# Goal of the exercise
Copy exactly the lines that run from the top of the listing to the line containing "from bokeh.core.properties import value", both ends included, and omit the pictures.

====== Dataset content

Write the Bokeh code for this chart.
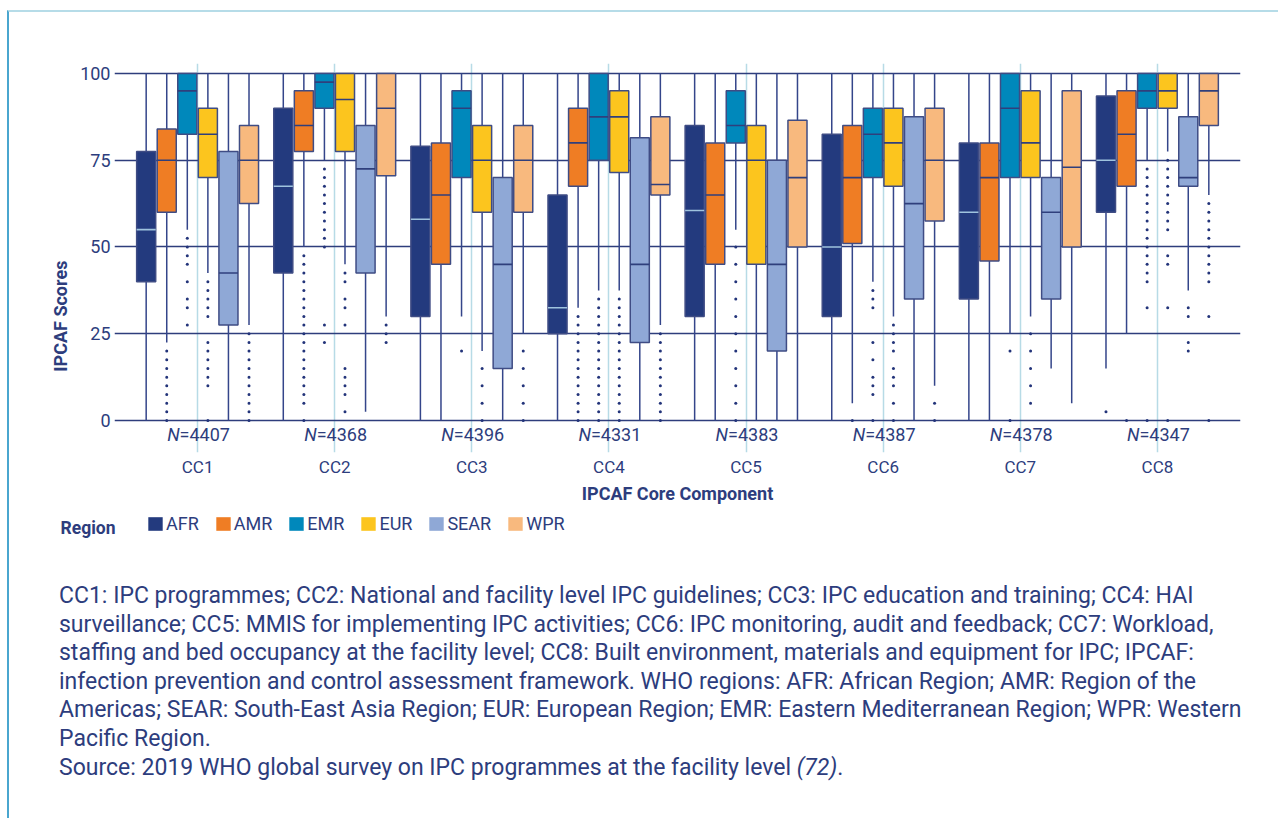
from bokeh.plotting import figure
from bokeh.models import (FixedTicker, Legend, LegendItem, Label, Div,
                          ColumnDataSource, Range1d)
from bokeh.layouts import column
from bokeh.embed import file_html
from bokeh.resources import INLINE
from bokeh.core.properties import value

# ---------------- data ----------------
components = ["CC1", "CC2", "CC3", "CC4", "CC5", "CC6", "CC7", "CC8"]
sample_sizes = ["4407", "4368", "4396", "4331", "4383", "4387", "4378", "4347"]
regions = ["AFR", "AMR", "EMR", "EUR", "SEAR", "WPR"]
region_colors = ["#233a7e", "#ef7d24", "#0088bb", "#fcc51e", "#8fa8d6", "#f8b97e"]
median_colors = ["#9fc3de", "#2f3f7c", "#2f3f7c", "#2f3f7c", "#2f3f7c", "#2f3f7c"]

lower_whisker = {
    "AFR":  [0, 0, 0, 0, 0, 0, 0, 15],
    "AMR":  [22.5, 50, 0, 32.5, 0, 5, 0, 25],
    "EMR":  [55, 75, 30, 37.5, 55, 40, 25, 75],
    "EUR":  [42.5, 45, 20, 37.5, 0, 30, 30, 77.5],
    "SEAR": [0, 2.5, 0, 0, 0, 0, 15, 37.5],
    "WPR":  [27.5, 30, 25, 27.5, 0, 10, 5, 65],
}
q1 = {
    "AFR":  [40, 42.5, 30, 25, 30, 30, 35, 60],
    "AMR":  [60, 77.5, 45, 67.5, 45, 51, 46, 67.5],
    "EMR":  [82.5, 90, 70, 75, 80, 70, 70, 90],
    "EUR":  [70, 77.5, 60, 71.5, 45, 67.5, 70, 90],
    "SEAR": [27.5, 42.5, 15, 22.5, 20, 35, 35, 67.5],
    "WPR":  [62.5, 70.5, 60, 65, 50, 57.5, 50, 85],
}
median = {
    "AFR":  [55, 67.5, 58, 32.5, 60.5, 50, 60, 75],
    "AMR":  [75, 85, 65, 80, 65, 70, 70, 82.5],
    "EMR":  [95, 97.5, 90, 87.5, 85, 82.5, 90, 95],
    "EUR":  [82.5, 92.5, 75, 87.5, 75, 80, 80, 95],
    "SEAR": [42.5, 72.5, 45, 45, 45, 62.5, 60, 70],
    "WPR":  [75, 90, 75, 68, 70, 75, 73, 95],
}
q3 = {
    "AFR":  [77.5, 90, 79, 65, 85, 82.5, 80, 93.5],
    "AMR":  [84, 95, 80, 90, 80, 85, 80, 95],
    "EMR":  [100, 100, 95, 100, 95, 90, 100, 100],
    "EUR":  [90, 100, 85, 95, 85, 90, 95, 100],
    "SEAR": [77.5, 85, 70, 81.5, 75, 87.5, 70, 87.5],
    "WPR":  [85, 100, 85, 87.5, 86.5, 90, 95, 100],
}
upper_whisker = {
    "AFR":  [100, 100, 100, 100, 100, 100, 100, 100],
    "AMR":  [100, 100, 100, 100, 100, 100, 100, 100],
    "EMR":  [100, 100, 100, 100, 100, 100, 100, 100],
    "EUR":  [100, 100, 100, 100, 100, 100, 100, 100],
    "SEAR": [100, 100, 100, 100, 100, 100, 100, 100],
    "WPR":  [100, 100, 100, 100, 100, 100, 100, 100],
}
outliers = {
    "AFR": [[], [], [], [], [], [], [], [2.5]],
    "AMR": [
        [20, 17.5, 15, 12.5, 10, 7.5, 5, 2.5, 0],
        [47.5, 45, 42.5, 40, 37.5, 35, 32.5, 30, 27.5, 25, 22.5, 20, 17.5, 15, 12.5, 10, 7.5, 5, 0],
        [],
        [30, 27.5, 25, 22.5, 20, 17.5, 15, 12.5, 10, 7.5, 5, 2.5, 0],
        [],
        [0],
        [],
        [0],
    ],
    "EMR": [
        [52.5, 50, 47.5, 45, 40, 35, 32.5, 27.5],
        [72.5, 70, 67.5, 65, 62.5, 60, 57.5, 55, 52.5, 50, 27.5, 22.5],
        [20],
        [35, 32.5, 30, 27.5, 25, 22.5, 20, 17.5, 15, 12.5, 10, 7.5, 5, 2.5, 0],
        [50, 45, 40, 35, 30, 25, 20, 15, 10, 5, 0],
        [37.5, 35, 32.5, 22.5, 17.5, 12.5, 10, 7.5, 0],
        [20, 0],
        [72.5, 70, 67.5, 65, 62.5, 60, 57.5, 55, 52.5, 50, 47.5, 45, 42.5, 40, 32.5, 0],
    ],
    "EUR": [
        [40, 37.5, 35, 32.5, 30, 22.5, 20, 17.5, 15, 12.5, 10, 0],
        [42.5, 40, 35, 32.5, 27.5, 15, 12.5, 10, 7.5, 2.5],
        [15, 10, 5, 0],
        [35, 32.5, 30, 27.5, 25, 22.5, 20, 17.5, 15, 12.5, 10, 7.5, 5, 2.5, 0],
        [],
        [27.5, 25, 22.5, 20, 15, 12.5, 10, 5, 0],
        [25, 20, 15, 10, 5],
        [75, 72.5, 70, 67.5, 65, 62.5, 60, 57.5, 55, 47.5, 45, 32.5, 0],
    ],
    "SEAR": [[], [], [], [], [], [], [], [32.5, 30, 22.5, 20]],
    "WPR": [
        [25, 22.5, 20, 17.5, 15, 12.5, 10, 7.5, 5, 2.5, 0],
        [27.5, 25, 22.5],
        [20, 15, 10, 5, 0],
        [25, 22.5, 20, 17.5, 15, 12.5, 10, 7.5, 5, 2.5, 0],
        [],
        [5, 0],
        [],
        [62.5, 60, 57.5, 55, 52.5, 50, 47.5, 45, 42.5, 40, 30, 0],
    ],
}

caption_lines = [
    "CC1: IPC programmes; CC2: National and facility level IPC guidelines; CC3: IPC education and training; CC4: HAI",
    "surveillance; CC5: MMIS for implementing IPC activities; CC6: IPC monitoring, audit and feedback; CC7: Workload,",
    "staffing and bed occupancy at the facility level; CC8: Built environment, materials and equipment for IPC; IPCAF:",
    "infection prevention and control assessment framework. WHO regions: AFR: African Region; AMR: Region of the",
    "Americas; SEAR: South-East Asia Region; EUR: European Region; EMR: Eastern Mediterranean Region; WPR: Western",
    "Pacific Region.",
    "Source: 2019 WHO global survey on IPC programmes at the facility level <i>(72)</i>.",
]

# ---------------- style ----------------
FONT = "Roboto"
NAVY = "#2d3d7d"
GRID_NAVY = "#2e3d7c"
LIGHT_BLUE = "#b7dbe6"
SPACING = 0.15
BOX_W = 0.139
N_Y = -4.0

centers = list(range(1, len(components) + 1))

box_x, box_lo, box_q1, box_med, box_q3, box_hi, box_fill, box_medc = [], [], [], [], [], [], [], []
out_x, out_y = [], []
for j, r in enumerate(regions):
    off = (j - (len(regions) - 1) / 2) * SPACING
    for i, c in enumerate(centers):
        x = c + off
        box_x.append(x)
        box_lo.append(lower_whisker[r][i])
        box_q1.append(q1[r][i])
        box_med.append(median[r][i])
        box_q3.append(q3[r][i])
        box_hi.append(upper_whisker[r][i])
        box_fill.append(region_colors[j])
        box_medc.append(median_colors[j])
        for v in outliers[r][i]:
            out_x.append(x)
            out_y.append(v)

src = ColumnDataSource(dict(
    x=box_x, lo=box_lo, q1=box_q1, med=box_med, q3=box_q3, hi=box_hi,
    fill=box_fill, medc=box_medc,
    x0=[v - BOX_W / 2 for v in box_x], x1=[v + BOX_W / 2 for v in box_x],
))
osrc = ColumnDataSource(dict(x=out_x, y=out_y))

p = figure(width=1259, height=496,
           x_range=Range1d(0.394, 8.606), y_range=Range1d(-9.22, 102.88),
           output_backend="svg", toolbar_location=None,
           min_border_left=105, min_border_right=28,
           min_border_top=51, min_border_bottom=56,
           outline_line_color=None)

# grids
p.xgrid.ticker = FixedTicker(ticks=centers)
p.xgrid.grid_line_color = LIGHT_BLUE
p.xgrid.grid_line_width = 1.5
p.ygrid.ticker = FixedTicker(ticks=[0, 25, 50, 75, 100])
p.ygrid.grid_line_color = GRID_NAVY
p.ygrid.grid_line_width = 1.4

# whiskers, boxes, medians, outliers
p.segment(x0="x", y0="lo", x1="x", y1="hi", source=src,
          line_color="#34458a", line_width=1.5)
p.vbar(x="x", width=BOX_W, bottom="q1", top="q3", source=src,
       fill_color="fill", line_color="#3f4c84", line_width=1.5)
p.segment(x0="x0", y0="med", x1="x1", y1="med", source=src,
          line_color="medc", line_width=1.6)
p.scatter(x="x", y="y", source=osrc, size=3, marker="circle",
          fill_color="#23347a", line_color=None)

# N labels
nsrc = ColumnDataSource(dict(x=centers, y=[N_Y] * len(centers),
                             t=["=" + n for n in sample_sizes],
                             n=["N"] * len(centers)))
p.text(x="x", y="y", text="n", source=nsrc, text_align="right",
       text_baseline="middle", x_offset=-18,
       text_font=value(FONT), text_font_size="18px",
       text_font_style="italic", text_color=NAVY)
p.text(x="x", y="y", text="t", source=nsrc, text_align="left",
       text_baseline="middle", x_offset=-18,
       text_font=value(FONT), text_font_size="18px", text_color=NAVY)

# axes
p.xaxis.ticker = FixedTicker(ticks=centers)
p.xaxis.major_label_overrides = {c: comp for c, comp in zip(centers, components)}
p.xaxis.axis_line_color = None
p.xaxis.major_tick_line_color = None
p.xaxis.major_tick_out = 0
p.xaxis.major_tick_in = 0
p.xaxis.minor_tick_line_color = None
p.xaxis.major_label_standoff = 4
p.xaxis.major_label_text_font = FONT
p.xaxis.major_label_text_font_size = "17px"
p.xaxis.major_label_text_color = NAVY
p.xaxis.axis_label = "IPCAF Core Component"
p.xaxis.axis_label_standoff = 3
p.xaxis.axis_label_text_font = FONT
p.xaxis.axis_label_text_font_size = "18px"
p.xaxis.axis_label_text_font_style = "bold"
p.xaxis.axis_label_text_color = NAVY

p.yaxis.ticker = FixedTicker(ticks=[0, 25, 50, 75, 100])
p.yaxis.axis_line_color = None
p.yaxis.major_tick_line_color = None
p.yaxis.major_tick_out = 0
p.yaxis.major_tick_in = 0
p.yaxis.minor_tick_line_color = None
p.yaxis.major_label_standoff = 4
p.yaxis.major_label_text_font = FONT
p.yaxis.major_label_text_font_size = "18px"
p.yaxis.major_label_text_color = NAVY
# trailing no-break spaces shift the (centred) title down, as in the original
p.yaxis.axis_label = "IPCAF Scores" + "\u00a0" * 26
p.yaxis.axis_label_standoff = 6
p.yaxis.axis_label_text_font = FONT
p.yaxis.axis_label_text_font_size = "18px"
p.yaxis.axis_label_text_font_style = "bold"
p.yaxis.axis_label_text_color = NAVY

# ---------------- legend row ----------------
pl = figure(width=1259, height=37, x_range=Range1d(0, 1259), y_range=Range1d(0, 37),
            output_backend="svg", toolbar_location=None, min_border=0,
            outline_line_color=None, x_axis_location=None, y_axis_location=None)
pl.frame_align = False
pl.grid.visible = False
swatch = pl.vbar(x="x", width=BOX_W, bottom="q1", top="q3", source=src,
                 fill_color="fill", line_color=None, visible=False)
items = [LegendItem(label=r, renderers=[swatch], index=j * len(components))
         for j, r in enumerate(regions)]
legend = Legend(items=items, orientation="horizontal", location=(137, 11),
                glyph_width=18, glyph_height=17, label_height=17,
                label_standoff=2, spacing=15, padding=0, margin=0,
                border_line_color=None, background_fill_alpha=0,
                label_text_font=FONT, label_text_font_size="18px",
                label_text_color=NAVY)
pl.add_layout(legend)
pl.add_layout(Label(x=51, y=18, text="Region", text_font=FONT,
                    text_font_size="17.5px", text_font_style="bold",
                    text_color=NAVY, text_baseline="middle"))

# ---------------- caption ----------------
html = ('<div style="font-family: Roboto, sans-serif; font-size: 23px; '
        'line-height: 28.6px; color: #2d3d7d; padding: 32px 0 0 45px; '
        'white-space: nowrap;">' + "<br>".join(caption_lines) + '</div>')
div = Div(text=html, width=1259, height=265)

layout = column(p, pl, div, margin=(10, 0, 0, 7),
                styles={"border-top": "2px solid #b6dce8",
                        "border-left": "2px solid #4aa6cf"})

open("out.html", "w").write(file_html(layout, INLINE))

============

# The completed task
Write the Bokeh code for this chart.
from bokeh.plotting import figure
from bokeh.models import (FixedTicker, Legend, LegendItem, Label, Div,
                          ColumnDataSource, Range1d)
from bokeh.layouts import column
from bokeh.embed import file_html
from bokeh.resources import INLINE
from bokeh.core.properties import value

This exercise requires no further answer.